Quando era criança era rica em dilemas existenciais. Um deles era saber se as pessoas eram boas ou más. Como a grande maioria das crianças ficava chocada com a frequência com que os adultos eram desonestos e cruéis. Podia ver que as pessoas que eu amava, e além disso de quem eu dependia, também eram assim.
A minha pergunta era básica: Será que os meus pais são maus?
Talvez se tivesse nascido numa família mais funcional esta pergunta não fosse tão importante. Mas não nasci, e por isso era essencial para o meu sentido de segurança.
Consegui uma resposta provisória: as pessoas só fazem mal às outras quando não conseguem o que querem sem lhes fazer mal. E depois dediquei uma décadas de vida a explorar o assunto.
Quarenta anos depois, não me parece que a resposta inicial fosse uma má resposta. O que me leva a reflectir porque é que precisei de tantos anos de estudo para acreditar numa conclusão que está acessível a uma criança de 10 anos.
Somos só humanos, somos uma das espécies mais vulneráveis no planeta, queremos sobreviver.
Os nossos cérebros são muito semelhantes aos dos outros mamíferos, têm partes em comum com os répteis. Esses cérebros estão programados para quando vivíamos rodeados de pessoas que conhecíamos e em quem confiávamos, e a períodos curtos de stress seguidos de períodos mais longos de segurança. Perante as ameaças da natureza tínhamos escolhas simples, lutar, fugir ou fingir de morto. Ao obrigar-mo-nos a conviver diariamente com desconhecidos e a nunca “ter tempo”, estamos a pedir-nos mais do que temos para dar. Talvez seja possível gerir todas estas mudanças, mas para isso temos que compreender-nos muito melhor a nós próprios e deixar ir a nossa auto-imagem idealizada e patriarcal de Todo-Poderosos acima da natureza.
Uma parte das nossas escolhas é controlada por nós, mas, quando em stress agudo, esse controlo é entregue ao nosso cérebro réptil e esse é um grande amigo que apenas quer fazer uma coisa: Salvar a nossa pele.
Interessar-me pela questão da origem do mal e da violência não foi original da minha parte, tem sido um tema fundamental na filosofia e na ciência. Mas talvez tenhamos procurado nos sítios errados.
Talvez querer aplicar os conceitos de bondade e maldade ao ser humano seja a parcela errada que implica num erro nos resultados. Quando o resultado dá errado, convém conferir as parcelas.

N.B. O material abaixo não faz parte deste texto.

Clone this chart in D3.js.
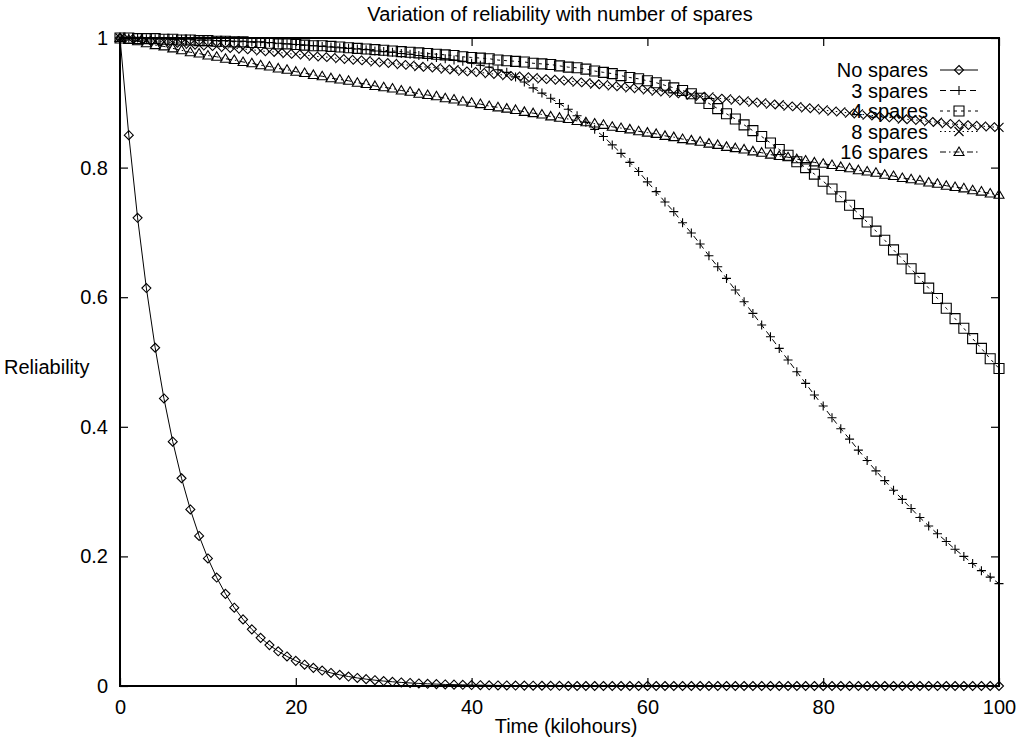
<!DOCTYPE html>
<html>
<head>
<meta charset="utf-8">
<script src="https://cdn.jsdelivr.net/npm/d3@7"></script>
<style>
  body { margin: 0; background: #fff; }
  svg { display: block; font-family: "Liberation Sans", Arial, sans-serif; }
</style>
</head>
<body>
<svg id="chart" width="1018" height="739"></svg>
<script>
// time axis, kilohours
const times = [0,1,2,3,4,5,6,7,8,9,10,11,12,13,14,15,16,17,18,19,20,21,22,23,24,25,26,27,28,29,30,
  31,32,33,34,35,36,37,38,39,40,41,42,43,44,45,46,47,48,49,50,51,52,53,54,55,56,57,58,59,60,
  61,62,63,64,65,66,67,68,69,70,71,72,73,74,75,76,77,78,79,80,81,82,83,84,85,86,87,88,89,90,
  91,92,93,94,95,96,97,98,99,100];

const noSpares = [1,0.85,0.7225,0.6141,0.522,0.4437,0.3771,0.3206,0.2725,0.2316,0.1969,
  0.1673,0.1422,0.1209,0.1028,0.0874,0.0743,0.0631,0.0536,0.0456,0.0388,
  0.0329,0.028,0.0238,0.0202,0.0172,0.0146,0.0124,0.0106,0.009,0.0076,
  0.0065,0.0055,0.0047,0.004,0.0034,0.0029,0.0024,0.0021,0.0018,0.0015,
  0.0013,0.0011,0.0009,0.0008,0.0007,0.0006,0.0005,0.0004,0.0003,0.0003,
  0,0,0,0,0,0,0,0,0,0, 0,0,0,0,0,0,0,0,0,0, 0,0,0,0,0,0,0,0,0,0,
  0,0,0,0,0,0,0,0,0,0, 0,0,0,0,0,0,0,0,0,0];

const spares3 = [1,1,1,0.999,0.999,0.999,0.998,0.998,0.998,0.997,0.997,
  0.996,0.996,0.995,0.995,0.994,0.994,0.993,0.992,0.991,0.990,
  0.989,0.988,0.987,0.986,0.985,0.984,0.983,0.982,0.980,0.979,
  0.978,0.976,0.975,0.973,0.971,0.970,0.968,0.966,0.964,0.961,
  0.958,0.955,0.951,0.947,0.940,0.932,0.923,0.915,0.907,0.899,
  0.890,0.880,0.870,0.859,0.848,0.835,0.822,0.808,0.794,0.778,
  0.763,0.747,0.732,0.715,0.699,0.682,0.664,0.647,0.629,0.611,
  0.593,0.575,0.557,0.539,0.521,0.503,0.485,0.467,0.449,0.432,
  0.414,0.397,0.381,0.364,0.348,0.332,0.317,0.302,0.288,0.274,
  0.260,0.247,0.235,0.223,0.211,0.200,0.189,0.178,0.168,0.158];

const spares4 = [1,1,0.999,0.999,0.999,0.998,0.998,0.997,0.997,0.996,0.996,
  0.995,0.995,0.994,0.994,0.993,0.993,0.992,0.991,0.991,0.990,
  0.989,0.988,0.988,0.987,0.986,0.985,0.984,0.983,0.982,0.981,
  0.980,0.979,0.978,0.977,0.976,0.975,0.974,0.973,0.971,0.970,
  0.969,0.968,0.966,0.965,0.964,0.963,0.961,0.960,0.959,0.957,
  0.955,0.954,0.952,0.949,0.947,0.945,0.942,0.939,0.937,0.934,
  0.931,0.927,0.923,0.919,0.914,0.907,0.899,0.891,0.883,0.875,
  0.866,0.857,0.848,0.838,0.828,0.819,0.809,0.800,0.790,0.779,
  0.767,0.755,0.742,0.729,0.716,0.702,0.688,0.673,0.659,0.644,
  0.629,0.614,0.598,0.583,0.567,0.552,0.536,0.521,0.505,0.490];

const spares8 = [1,0.999,0.998,0.996,0.995,0.994,0.993,0.992,0.990,0.989,0.988,
  0.987,0.985,0.984,0.983,0.982,0.980,0.979,0.978,0.976,0.975,
  0.974,0.972,0.971,0.970,0.968,0.967,0.966,0.965,0.963,0.962,
  0.961,0.959,0.958,0.956,0.955,0.954,0.952,0.951,0.949,0.948,
  0.947,0.945,0.944,0.942,0.941,0.940,0.939,0.937,0.936,0.935,
  0.934,0.932,0.931,0.929,0.928,0.926,0.925,0.923,0.922,0.920,
  0.918,0.917,0.915,0.914,0.912,0.910,0.909,0.907,0.906,0.904,
  0.903,0.901,0.900,0.898,0.897,0.895,0.894,0.892,0.891,0.889,
  0.887,0.886,0.884,0.883,0.881,0.880,0.878,0.877,0.875,0.874,
  0.873,0.871,0.870,0.868,0.867,0.866,0.865,0.864,0.863,0.862];

const spares16 = [1,0.997,0.995,0.992,0.989,0.987,0.984,0.981,0.978,0.976,0.973,
  0.971,0.968,0.966,0.963,0.961,0.958,0.956,0.953,0.951,0.948,
  0.946,0.943,0.941,0.938,0.936,0.934,0.931,0.929,0.926,0.924,
  0.922,0.919,0.917,0.914,0.912,0.910,0.907,0.905,0.902,0.900,
  0.898,0.895,0.893,0.891,0.889,0.886,0.884,0.882,0.879,0.877,
  0.875,0.872,0.870,0.868,0.866,0.863,0.861,0.859,0.856,0.854,
  0.852,0.849,0.847,0.844,0.842,0.840,0.837,0.835,0.832,0.830,
  0.828,0.825,0.823,0.820,0.818,0.816,0.813,0.811,0.808,0.806,
  0.804,0.801,0.799,0.796,0.794,0.792,0.789,0.787,0.784,0.782,
  0.780,0.777,0.775,0.772,0.770,0.768,0.765,0.763,0.760,0.758];

const seriesNames = ["No spares", "3 spares", "4 spares", "8 spares", "16 spares"];
const xTicks = [0, 20, 40, 60, 80, 100];
const yTicks = [0, 0.2, 0.4, 0.6, 0.8, 1];

// line style + marker per series (gnuplot point types)
const styles = [
  {dash: null,          marker: "diamond"},
  {dash: "6,4",         marker: "plus"},
  {dash: "3,4",         marker: "square"},
  {dash: "1.5,3",       marker: "cross"},
  {dash: "6,3,1.5,3",   marker: "triangle"}
];

const series = [noSpares, spares3, spares4, spares8, spares16].map((vals, i) => ({
  name: seriesNames[i],
  style: styles[i],
  points: times.map((t, j) => ({t: t, v: vals[j]}))
}));

const svg = d3.select("#chart");
const plotLeft = 120, plotRight = 999, plotTop = 38, plotBottom = 686;

const x = d3.scaleLinear().domain([0, 100]).range([plotLeft, plotRight]);
const y = d3.scaleLinear().domain([0, 1]).range([plotBottom, plotTop]);

// marker shapes, centred on 0,0
function markerPath(kind) {
  const r = 4.5;
  switch (kind) {
    case "diamond":  return `M0,${-r}L${r},0L0,${r}L${-r},0Z`;
    case "plus":     return `M${-r},0H${r}M0,${-r}V${r}`;
    case "square":   return `M-5,-5H5V5H-5Z`;
    case "cross":    return `M${-r},${-r}L${r},${r}M${-r},${r}L${r},${-r}`;
    case "triangle": return `M0,-5L5,3.5H-5Z`;
  }
}

// axes, ticks pointing inward and mirrored
const fontSize = 20;
svg.append("g")
    .attr("transform", `translate(0,${plotBottom})`)
    .call(d3.axisBottom(x).tickValues(xTicks).tickSizeInner(-8).tickSizeOuter(0).tickPadding(14).tickFormat(d3.format("d")))
    .call(g => g.select(".domain").remove());
svg.append("g")
    .attr("transform", `translate(0,${plotTop})`)
    .call(d3.axisTop(x).tickValues(xTicks).tickSizeInner(-8).tickSizeOuter(0).tickFormat(""))
    .call(g => g.select(".domain").remove());
svg.append("g")
    .attr("transform", `translate(${plotLeft},0)`)
    .call(d3.axisLeft(y).tickValues(yTicks).tickSizeInner(-8).tickSizeOuter(0).tickPadding(12).tickFormat(d => String(+d.toFixed(1))))
    .call(g => g.select(".domain").remove());
svg.append("g")
    .attr("transform", `translate(${plotRight},0)`)
    .call(d3.axisRight(y).tickValues(yTicks).tickSizeInner(-8).tickSizeOuter(0).tickFormat(""))
    .call(g => g.select(".domain").remove());

svg.selectAll(".tick line").attr("stroke", "#000").attr("stroke-width", 1.2);
svg.selectAll(".tick text")
    .attr("font-family", "Liberation Sans, Arial, sans-serif")
    .attr("font-size", fontSize)
    .attr("fill", "#000");

// series lines and markers
const line = d3.line().x(d => x(d.t)).y(d => y(d.v));

series.forEach(s => {
  svg.append("path")
      .datum(s.points)
      .attr("d", line)
      .attr("fill", "none")
      .attr("stroke", "#000")
      .attr("stroke-width", 1)
      .attr("stroke-dasharray", s.style.dash);

  svg.append("g").selectAll("path")
    .data(s.points)
    .join("path")
      .attr("transform", d => `translate(${x(d.t)},${y(d.v)})`)
      .attr("d", markerPath(s.style.marker))
      .attr("fill", "none")
      .attr("stroke", "#000")
      .attr("stroke-width", 1.1);
});

// frame
svg.append("rect")
    .attr("x", plotLeft).attr("y", plotTop)
    .attr("width", plotRight - plotLeft).attr("height", plotBottom - plotTop)
    .attr("fill", "none")
    .attr("stroke", "#000")
    .attr("stroke-width", 2);

// legend
const legend = svg.append("g");
series.forEach((s, i) => {
  const ly = 70 + i * 20.5;
  legend.append("text")
      .attr("x", 928).attr("y", ly)
      .attr("dy", "0.35em")
      .attr("text-anchor", "end")
      .attr("font-size", fontSize)
      .text(s.name);
  legend.append("line")
      .attr("x1", 940).attr("x2", 978)
      .attr("y1", ly).attr("y2", ly)
      .attr("stroke", "#000")
      .attr("stroke-width", 1)
      .attr("stroke-dasharray", s.style.dash);
  legend.append("path")
      .attr("transform", `translate(959,${ly})`)
      .attr("d", markerPath(s.style.marker))
      .attr("fill", "none")
      .attr("stroke", "#000")
      .attr("stroke-width", 1.1);
});

// titles
svg.append("text")
    .attr("x", 560).attr("y", 21)
    .attr("text-anchor", "middle")
    .attr("font-size", fontSize)
    .text("Variation of reliability with number of spares");

svg.append("text")
    .attr("x", 566).attr("y", 733)
    .attr("text-anchor", "middle")
    .attr("font-size", fontSize)
    .text("Time (kilohours)");

svg.append("text")
    .attr("x", 4).attr("y", 374)
    .attr("text-anchor", "start")
    .attr("font-size", fontSize)
    .text("Reliability");
</script>
</body>
</html>
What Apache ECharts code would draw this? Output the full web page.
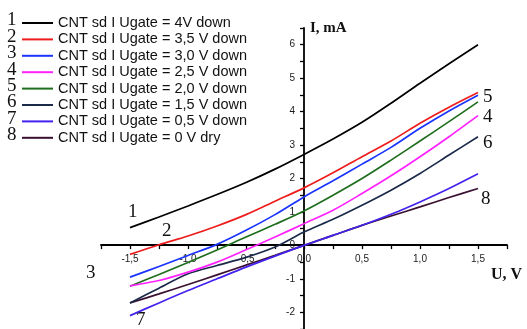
<!DOCTYPE html>
<html>
<head>
<meta charset="utf-8">
<script src="https://cdn.jsdelivr.net/npm/echarts@6/dist/echarts.min.js"></script>
<style>
html,body{margin:0;padding:0;background:#fff;}
#chart{width:527px;height:329px;}
</style>
</head>
<body>
<div id="chart"></div>
<script>
// Voltage U, V
const voltage = [-1.5, -1.25, -1.0, -0.75, -0.5, -0.25, 0, 0.25, 0.5, 0.75, 1.0, 1.25, 1.5];
// Current I, mA for each gate voltage
const curve1 = [0.53, 0.85, 1.18, 1.52, 1.88, 2.28, 2.72, 3.18, 3.68, 4.25, 4.85, 5.43, 6.0];
const curve2 = [-0.27, 0.02, 0.28, 0.58, 0.92, 1.32, 1.72, 2.17, 2.65, 3.12, 3.65, 4.13, 4.57];
const curve3 = [-0.95, -0.63, -0.3, 0.03, 0.45, 0.92, 1.45, 1.93, 2.43, 2.93, 3.5, 4.02, 4.49];
const curve4 = [-1.21, -1.05, -0.8, -0.5, -0.13, 0.25, 0.65, 1.05, 1.55, 2.08, 2.65, 3.25, 3.88];
const curve5 = [-1.22, -0.87, -0.51, -0.14, 0.25, 0.63, 1.03, 1.5, 2.0, 2.55, 3.12, 3.7, 4.29];
const curve6 = [-1.72, -1.28, -0.85, -0.6, -0.36, -0.05, 0.4, 0.78, 1.2, 1.65, 2.15, 2.7, 3.25];
const curve7 = [-2.1, -1.72, -1.35, -1.0, -0.65, -0.32, 0.0, 0.3, 0.6, 0.93, 1.3, 1.7, 2.14];
const curve8 = [-1.72, -1.45, -1.17, -0.88, -0.59, -0.3, 0.0, 0.3, 0.6, 0.88, 1.15, 1.43, 1.7];
const seriesNames = [
  'CNT sd I Ugate = 4V down',
  'CNT sd I Ugate = 3,5 V down',
  'CNT sd I Ugate = 3,0 V down',
  'CNT sd I Ugate = 2,5 V down',
  'CNT sd I Ugate = 2,0 V down',
  'CNT sd I Ugate = 1,5 V down',
  'CNT sd I Ugate = 0,5 V down',
  'CNT sd I Ugate = 0 V dry'
];
const legendNumbers = ['1', '2', '3', '4', '5', '6', '7', '8'];
const xTickValues = [-1.5, -1.0, -0.5, 0, 0.5, 1.0, 1.5];
const yTickValues = [-2, -1, 0, 1, 2, 3, 4, 5, 6];

const allCurves = [curve1, curve2, curve3, curve4, curve5, curve6, curve7, curve8];
const colors = ['#000000', '#ee1c1c', '#1a33ff', '#ff22ff', '#1e6e1e', '#1c2a4a', '#4422ee', '#3a1030'];

const X_MIN = -1.75, X_MAX = 1.75, Y_MIN = -2.5, Y_MAX = 6.5;
const GRID = {left: 101, top: 28, width: 406, height: 302};
// place the axes so that they cross at the origin
const xAxisOffset = -((0 - Y_MIN) / (Y_MAX - Y_MIN)) * GRID.height;
const yAxisOffset = -((0 - X_MIN) / (X_MAX - X_MIN)) * GRID.width;

const chart = echarts.init(document.getElementById('chart'), null, {renderer: 'canvas'});

const series = allCurves.map((c, i) => ({
  name: seriesNames[i],
  type: 'line',
  smooth: 0.3,
  showSymbol: false,
  symbol: 'none',
  data: voltage.map((u, k) => [u, c[k]]),
  lineStyle: {color: colors[i], width: 1.7},
  itemStyle: {color: colors[i]},
  z: 10 - i
}));

const serif = '"Liberation Serif", "DejaVu Serif", serif';
const sans = '"Liberation Sans", Arial, sans-serif';

const graphics = [];
legendNumbers.forEach((n, i) => {
  graphics.push({
    type: 'text', left: 7, top: 11 + i * 16.4,
    style: {text: n, font: '19px ' + serif, fill: '#111'}
  });
});
const curveLabels = [
  ['1', 128, 203], ['2', 162, 222], ['3', 86, 264], ['7', 136, 311],
  ['5', 483, 88], ['4', 483, 108], ['6', 483, 134], ['8', 481, 190]
];
curveLabels.forEach(l => {
  graphics.push({
    type: 'text', left: l[1], top: l[2],
    style: {text: l[0], font: '19px ' + serif, fill: '#111'}
  });
});

chart.setOption({
  animation: false,
  backgroundColor: '#fff',
  grid: {left: GRID.left, top: GRID.top, width: GRID.width, height: GRID.height, containLabel: false},
  legend: {
    orient: 'vertical',
    left: 17, top: 10,
    icon: 'rect',
    itemWidth: 31, itemHeight: 2,
    itemGap: 0.4,
    textStyle: {fontFamily: sans, fontSize: 14.5, color: '#111', lineHeight: 16},
    data: seriesNames
  },
  xAxis: {
    type: 'value',
    position: 'bottom',
    offset: xAxisOffset,
    min: X_MIN, max: X_MAX, interval: 0.25,
    axisLine: {show: true, onZero: false, lineStyle: {color: '#000', width: 1.8}},
    axisTick: {show: true, length: 4, lineStyle: {color: '#000', width: 1.3}},
    splitLine: {show: false},
    axisLabel: {
      margin: 9,
      fontFamily: sans, fontSize: 10, color: '#1a1a1a',
      formatter: v => {
        const hit = xTickValues.find(t => Math.abs(t - v) < 1e-6);
        return hit === undefined ? '' : hit.toFixed(1).replace('.', ',');
      }
    },
    name: 'U, V',
    nameLocation: 'end',
    nameGap: 15,
    nameTextStyle: {fontFamily: serif, fontSize: 16, fontWeight: 'bold', color: '#111', align: 'right', verticalAlign: 'top', padding: [22, 0, 0, 0]}
  },
  yAxis: {
    type: 'value',
    position: 'left',
    offset: yAxisOffset,
    min: Y_MIN, max: Y_MAX, interval: 0.5,
    axisLine: {show: true, onZero: false, lineStyle: {color: '#000', width: 1.8}},
    axisTick: {show: true, length: 4, lineStyle: {color: '#000', width: 1.3}},
    splitLine: {show: false},
    axisLabel: {
      margin: 9,
      fontFamily: sans, fontSize: 10, color: '#1a1a1a',
      formatter: v => {
        const hit = yTickValues.find(t => Math.abs(t - v) < 1e-6);
        return hit === undefined ? '' : String(hit);
      }
    },
    name: 'I, mA',
    nameLocation: 'end',
    nameGap: 0,
    nameTextStyle: {fontFamily: serif, fontSize: 15, fontWeight: 'bold', color: '#111', align: 'left', verticalAlign: 'middle', padding: [0, 0, 0, 6]}
  },
  graphic: graphics,
  series: series
});
</script>
</body>
</html>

Se estamos a esperar do ser humano coisas de que ele não é fisiologicamente capaz, isso pode explicar a falta de resultados na resolução dos ciclos de violência. E, nesse caso, enfrentar os nossos limites e descalçar os sapatos de salto alto da superioridade moral pode provar-se útil. Substituir esses sapatos por uns todo o terreno de psico-educação e compaixão leva-nos mais longe e mais rápido. Afinal, o alívio de vermos os outros falhar tem tanto a ver com sabermos que não somos só nós. E vermos os outros falhar “mais do que nós” é por vezes a única forma de sentirmos algum valor.
Em relação a mim, sinto que consegui encontrar alguma paz. Essa paz devo-a ao acesso que tive à tal psico-educação, que, acredito, devia estar ao alcance de todos. A conseguir ao fim de muito tempo compreender em vez de culpar e aceitar e gerir as consequências da minha infância, em vez de me sentir “estragada”. Sobretudo devo-a a aos poucos ir deixando ir a culpa e abraçando a minha vulnerabilidade. Afinal sou só humana.